Dataset section:
:::::

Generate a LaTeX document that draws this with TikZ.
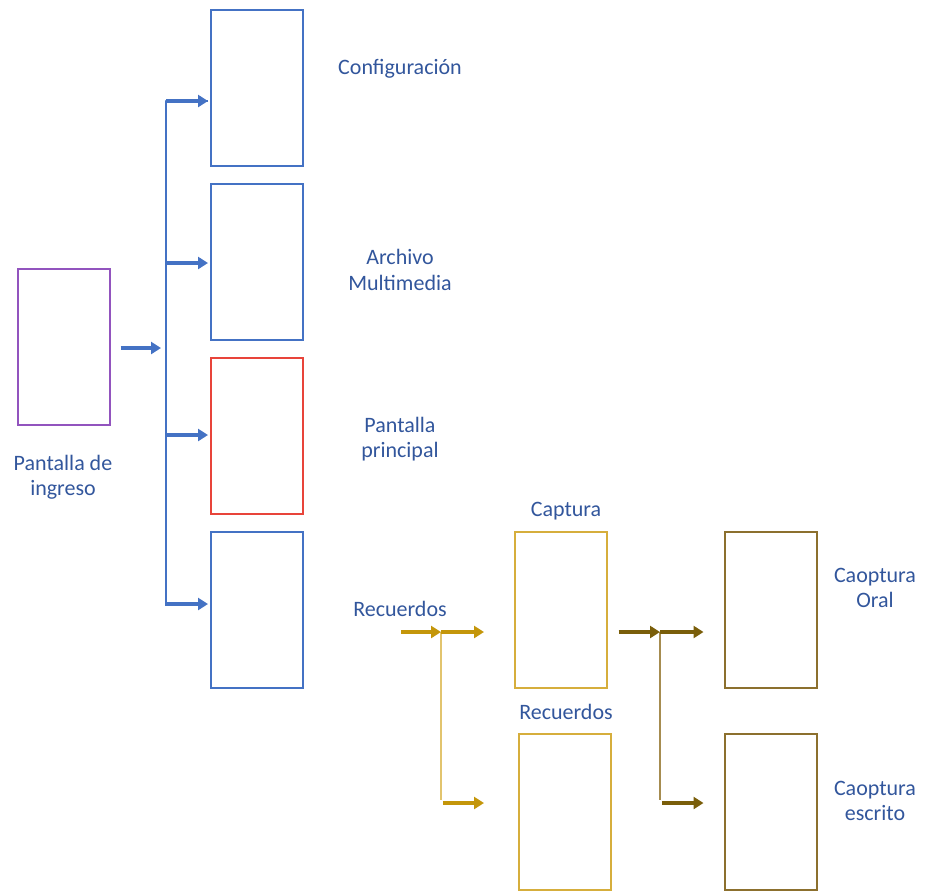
\documentclass[tikz,border=0pt]{standalone}
\usepackage{fontspec}
\setmainfont{Carlito}
\usetikzlibrary{arrows.meta}
\definecolor{txtblue}{RGB}{50,86,156}
\definecolor{lineblue}{RGB}{68,114,196}
\definecolor{linered}{RGB}{232,68,58}
\definecolor{linepurple}{RGB}{146,84,190}
\definecolor{goldbox}{RGB}{214,174,60}
\definecolor{goldarr}{RGB}{196,150,10}
\definecolor{goldbus}{RGB}{226,196,110}
\definecolor{darkbox}{RGB}{140,112,46}
\definecolor{darkarr}{RGB}{122,94,10}
\definecolor{darkbus}{RGB}{166,140,80}
\tikzset{
  screen/.style={draw=#1, line width=1.5pt, minimum width=69pt, minimum height=117pt, inner sep=0pt},
  lbl/.style={text=txtblue, font=\fontsize{16.5}{19}\selectfont, align=center, inner sep=0pt},
  flow/.style={draw=#1, line width=2.4pt, -{Triangle[length=7.5pt,width=9pt]}},
  bus/.style={draw=#1, line width=1.8pt},
}
\begin{document}
\begin{tikzpicture}[x=0.75pt,y=-0.75pt]
\useasboundingbox (0,0) rectangle (935,894);

% screens
\node[screen=linepurple] (ingreso) at (63.5,346.5) {};
\node[screen=lineblue] (config) at (257,87.5) {};
\node[screen=lineblue] (multi) at (257,262) {};
\node[screen=linered] (principal) at (257,436) {};
\node[screen=lineblue] (recuerdos) at (257,610) {};
\node[screen=goldbox] (captura) at (561,610) {};
\node[screen=goldbox] (recbox) at (565,812) {};
\node[screen=darkbox] (oral) at (770.5,610) {};
\node[screen=darkbox] (escrito) at (770.5,812) {};

% labels
\node[lbl] (l-ingreso) at (63,477) {Pantalla de\\ingreso};
\node[lbl] (l-config) at (400,69) {Configuración};
\node[lbl] (l-multi) at (400,270) {Archivo\\Multimedia};
\node[lbl] (l-principal) at (400,439) {Pantalla\\principal};
\node[lbl] (l-recuerdos) at (400,609) {Recuerdos};
\node[lbl] (l-captura) at (566,511) {Captura};
\node[lbl] (l-recbox) at (566,712) {Recuerdos};
\node[lbl] (l-oral) at (875,588) {Caoptura\\Oral};
\node[lbl] (l-escrito) at (875,801) {Caoptura\\escrito};

% main menu fan-out
\coordinate (bt) at (166,101);
\coordinate (bb) at (166,606);
\coordinate (bin) at (161,348);
\draw[flow=lineblue] ([xshift=7.5pt]ingreso.east |- bin) -- (bin);
\draw[bus=lineblue, line join=round] ([xshift=-1.5pt]config.west |- bt) -- (bt) -- (bb);
\draw[flow=lineblue] (bt) -- ([xshift=-1.5pt]config.west |- bt);
\draw[flow=lineblue] (166,263) -- ([xshift=-1.5pt]multi.west |- 0,263);
\draw[flow=lineblue] (166,435) -- ([xshift=-1.5pt]principal.west |- 0,435);
\draw[flow=lineblue] (166,604) -- ([xshift=-1.5pt]recuerdos.west |- 0,604);

% recuerdos branch
\coordinate (g0) at (401,632);
\coordinate (g1) at (441,632);
\coordinate (g2) at (441,800);
\coordinate (g3) at (443,803);
\draw[bus=goldbus] (g1) -- (g2);
\draw[flow=goldarr] (g0) -- (g1);
\draw[flow=goldarr] (g1) -- ([xshift=-22.5pt]captura.west |- g1);
\draw[flow=goldarr] (g3) -- ([xshift=-25.5pt]recbox.west |- g3);

% capture branch
\coordinate (d0) at ([xshift=8pt]captura.east |- g0);
\coordinate (d1) at (660,632);
\coordinate (d2) at (660,800);
\coordinate (d3) at (662,803);
\draw[bus=darkbus] (d1) -- (d2);
\draw[flow=darkarr] (d0) -- (d1);
\draw[flow=darkarr] (d1) -- ([xshift=-15pt]oral.west |- d1);
\draw[flow=darkarr] (d3) -- ([xshift=-15pt]escrito.west |- d3);
\end{tikzpicture}
\end{document}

:::::

Your goal:
With the pictures left out, restate word for word every line of the data above, from the first down to the line that contains "(l-escrito) at (875,801)".

Worked solution:
Generate a LaTeX document that draws this with TikZ.
\documentclass[tikz,border=0pt]{standalone}
\usepackage{fontspec}
\setmainfont{Carlito}
\usetikzlibrary{arrows.meta}
\definecolor{txtblue}{RGB}{50,86,156}
\definecolor{lineblue}{RGB}{68,114,196}
\definecolor{linered}{RGB}{232,68,58}
\definecolor{linepurple}{RGB}{146,84,190}
\definecolor{goldbox}{RGB}{214,174,60}
\definecolor{goldarr}{RGB}{196,150,10}
\definecolor{goldbus}{RGB}{226,196,110}
\definecolor{darkbox}{RGB}{140,112,46}
\definecolor{darkarr}{RGB}{122,94,10}
\definecolor{darkbus}{RGB}{166,140,80}
\tikzset{
  screen/.style={draw=#1, line width=1.5pt, minimum width=69pt, minimum height=117pt, inner sep=0pt},
  lbl/.style={text=txtblue, font=\fontsize{16.5}{19}\selectfont, align=center, inner sep=0pt},
  flow/.style={draw=#1, line width=2.4pt, -{Triangle[length=7.5pt,width=9pt]}},
  bus/.style={draw=#1, line width=1.8pt},
}
\begin{document}
\begin{tikzpicture}[x=0.75pt,y=-0.75pt]
\useasboundingbox (0,0) rectangle (935,894);

% screens
\node[screen=linepurple] (ingreso) at (63.5,346.5) {};
\node[screen=lineblue] (config) at (257,87.5) {};
\node[screen=lineblue] (multi) at (257,262) {};
\node[screen=linered] (principal) at (257,436) {};
\node[screen=lineblue] (recuerdos) at (257,610) {};
\node[screen=goldbox] (captura) at (561,610) {};
\node[screen=goldbox] (recbox) at (565,812) {};
\node[screen=darkbox] (oral) at (770.5,610) {};
\node[screen=darkbox] (escrito) at (770.5,812) {};

% labels
\node[lbl] (l-ingreso) at (63,477) {Pantalla de\\ingreso};
\node[lbl] (l-config) at (400,69) {Configuración};
\node[lbl] (l-multi) at (400,270) {Archivo\\Multimedia};
\node[lbl] (l-principal) at (400,439) {Pantalla\\principal};
\node[lbl] (l-recuerdos) at (400,609) {Recuerdos};
\node[lbl] (l-captura) at (566,511) {Captura};
\node[lbl] (l-recbox) at (566,712) {Recuerdos};
\node[lbl] (l-oral) at (875,588) {Caoptura\\Oral};
\node[lbl] (l-escrito) at (875,801) {Caoptura\\escrito};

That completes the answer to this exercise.